President Eisenhower took the Premier by the shoulder and told him: “You really should remember this, that really pure water is one of your greatest assets. But when you’ve got a lot of it, you don’t think about it. We have ruined ours in the States with our growth of population so that the great beautiful rivers that flow into the Atlantic and down through the Mississippi Valley and so on are contaminated. You have a great country with great possibilities so don’t let them ruin your water.”

That night Premier Frost conceived the idea of the Ontario Water Resources Commission (OWRC).” However, such an organization had also long been the dream of Dr. Albert Berry who had already been working tirelessly behind the scenes to improve public health and environmental facilities.

At a meeting on November 15, 1955, consideration was given to the provision of sewerage systems in conjunction with water supply systems. Dr. Berry remarked that…the two could not be disassociated. He suggested it would be the responsibility of the Committee to make sure that adequate sewerage facilities were installed by municipalities obtaining new water supplies. Dr. Berry was to build the OWRC into one of the most effective environmental government bodies in the world and a firm foundation for the subsequent Ontario Ministry of Environment.

Goodings
Sourced from the July-August 2005 issue of PEO’s Engineering Dimensions.

Today, almost all communities across Canada now have modern potable water supply plants and sanitary sewage treatment plants thanks to the pioneering efforts of G&S and many other firms who turned engineering drawings into public health masterpieces.

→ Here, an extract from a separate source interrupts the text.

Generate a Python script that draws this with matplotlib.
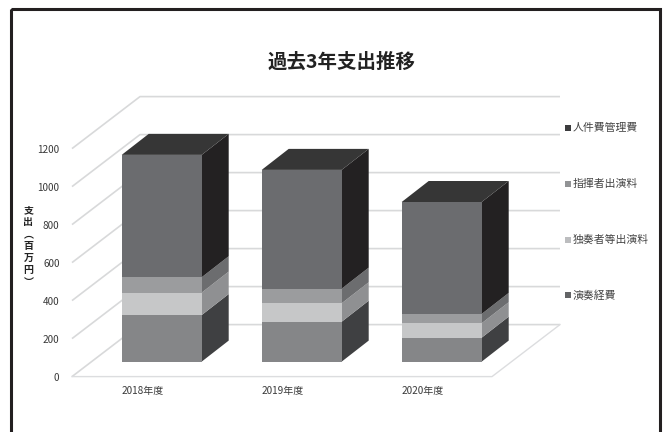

I would like to praise my associates at G&S for their leadership in this field, including William Storrie, William Gore, Norman McDonald, John Powell, John Argo, George Crawford and Ronald Simmons, the many municipal engineers who contributed to local projects, as well as the engineering leaders in the Ontario Water Centre (OWC) and MOE. The leaders at MOE, along with Dr. Berry, included Fred Voege, Dave Caverly, Ken Sharp and Len Owers.